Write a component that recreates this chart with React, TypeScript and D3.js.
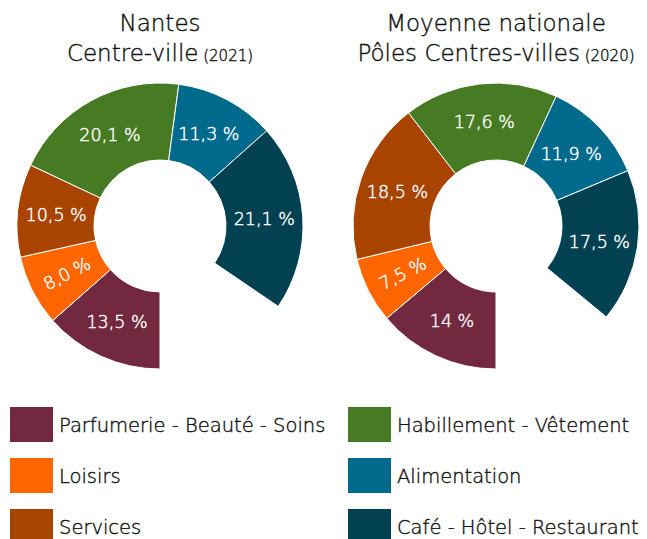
import React from "react";
import * as d3 from "d3";

const categories = [
  "Parfumerie - Beauté - Soins",
  "Loisirs",
  "Services",
  "Habillement - Vêtement",
  "Alimentation",
  "Café - Hôtel - Restaurant",
];
const colors = ["#72283E", "#FF6600", "#A84300", "#467A23", "#006A8C", "#024151"];

const nantesValues = [13.5, 8.0, 10.5, 20.1, 11.3, 21.1];
const nantesLabels = ["13,5 %", "8,0 %", "10,5 %", "20,1 %", "11,3 %", "21,1 %"];
const nantesOther = 15.5; // unlabelled remainder (gap)
const nationalValues = [14, 7.5, 18.5, 17.6, 11.9, 17.5];
const nationalLabels = ["14 %", "7,5 %", "18,5 %", "17,6 %", "11,9 %", "17,5 %"];
const nationalOther = 14.2; // unlabelled remainder (gap)

const titles = [
  { line1: "Nantes", line2: "Centre-ville", year: "(2021)" },
  { line1: "Moyenne nationale", line2: "Pôles Centres-villes", year: "(2020)" },
];

const FONT = "'DejaVu Sans', sans-serif";
const WEIGHT = 200;
const INK = "#111";
const W = 647;
const H = 539;
const INNER = 66;
const OUTER = 143;

function Donut({
  cx,
  cy,
  values,
  other,
  labels,
}: {
  cx: number;
  cy: number;
  values: number[];
  other: number;
  labels: string[];
}) {
  const pie = d3
    .pie<number>()
    .sort(null)
    .value((d) => d)
    .startAngle(Math.PI)
    .endAngle(3 * Math.PI);
  const arcs = pie([...values, other]).slice(0, values.length);
  const arc = d3.arc<d3.PieArcDatum<number>>().innerRadius(INNER).outerRadius(OUTER);
  return (
    <g transform={`translate(${cx},${cy})`}>
      {arcs.map((a, i) => (
        <path key={i} d={arc(a) || ""} fill={colors[i]} stroke="#fff" strokeWidth={1} />
      ))}
      {arcs.map((a, i) => {
        const [x, y] = arc.centroid(a);
        const mid = ((a.startAngle + a.endAngle) / 2) * (180 / Math.PI);
        let rot = 0;
        if (a.data < 10) {
          rot = mid - 90;
          if (rot > 90) rot -= 180;
          if (rot < -90) rot += 180;
        }
        return (
          <text
            key={"t" + i}
            transform={`translate(${x},${y}) rotate(${rot})`}
            textAnchor="middle"
            dy="0.36em"
            fill="#fff"
            stroke="#fff"
            strokeWidth={0.45}
            fontSize={17.5}
            fontFamily={FONT}
            fontWeight={WEIGHT}
          >
            {labels[i]}
          </text>
        );
      })}
    </g>
  );
}

export default function App() {
  const centers = [
    { cx: 160, cy: 226 },
    { cx: 496, cy: 226 },
  ];
  const legendX = [10, 348];
  const legendY = d3.range(3).map((i) => 407 + i * 51);
  return (
    <svg
      width={W}
      height={H}
      style={{ position: "absolute", left: 0, top: 0, background: "#fff" }}
    >
      {titles.map((t, i) => (
        <text
          key={"title" + i}
          textAnchor="middle"
          fontFamily={FONT}
          fontWeight={WEIGHT}
          fill={INK}
          stroke={INK}
          strokeWidth={0.4}
          fontSize={23}
        >
          <tspan x={centers[i].cx} y={31}>
            {t.line1}
          </tspan>
          <tspan x={centers[i].cx} y={61}>
            {t.line2}
            <tspan fontSize={15}>{" " + t.year}</tspan>
          </tspan>
        </text>
      ))}
      <Donut cx={centers[0].cx} cy={centers[0].cy} values={nantesValues} other={nantesOther} labels={nantesLabels} />
      <Donut
        cx={centers[1].cx}
        cy={centers[1].cy}
        values={nationalValues}
        other={nationalOther}
        labels={nationalLabels}
      />
      {categories.map((c, i) => {
        const col = Math.floor(i / 3);
        const row = i % 3;
        const x = legendX[col];
        const y = legendY[row];
        return (
          <g key={"lg" + i}>
            <rect x={x} y={y} width={43} height={35} fill={colors[i]} />
            <text
              x={x + 49}
              y={y + 17.5}
              dy="0.36em"
              fontFamily={FONT}
              fontWeight={WEIGHT}
              fontSize={19.5}
              fill={INK}
              stroke={INK}
              strokeWidth={0.4}
            >
              {c}
            </text>
          </g>
        );
      })}
    </svg>
  );
}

——

● DIRECTIVE: Exactly reproduce the run of lines from the start of the listing through the line with "const OUTER = 143;", inclusive; pictures are not copied.

● TASK RESULT:
Write a component that recreates this chart with React, TypeScript and D3.js.
import React from "react";
import * as d3 from "d3";

const categories = [
  "Parfumerie - Beauté - Soins",
  "Loisirs",
  "Services",
  "Habillement - Vêtement",
  "Alimentation",
  "Café - Hôtel - Restaurant",
];
const colors = ["#72283E", "#FF6600", "#A84300", "#467A23", "#006A8C", "#024151"];

const nantesValues = [13.5, 8.0, 10.5, 20.1, 11.3, 21.1];
const nantesLabels = ["13,5 %", "8,0 %", "10,5 %", "20,1 %", "11,3 %", "21,1 %"];
const nantesOther = 15.5; // unlabelled remainder (gap)
const nationalValues = [14, 7.5, 18.5, 17.6, 11.9, 17.5];
const nationalLabels = ["14 %", "7,5 %", "18,5 %", "17,6 %", "11,9 %", "17,5 %"];
const nationalOther = 14.2; // unlabelled remainder (gap)

const titles = [
  { line1: "Nantes", line2: "Centre-ville", year: "(2021)" },
  { line1: "Moyenne nationale", line2: "Pôles Centres-villes", year: "(2020)" },
];

const FONT = "'DejaVu Sans', sans-serif";
const WEIGHT = 200;
const INK = "#111";
const W = 647;
const H = 539;
const INNER = 66;
const OUTER = 143;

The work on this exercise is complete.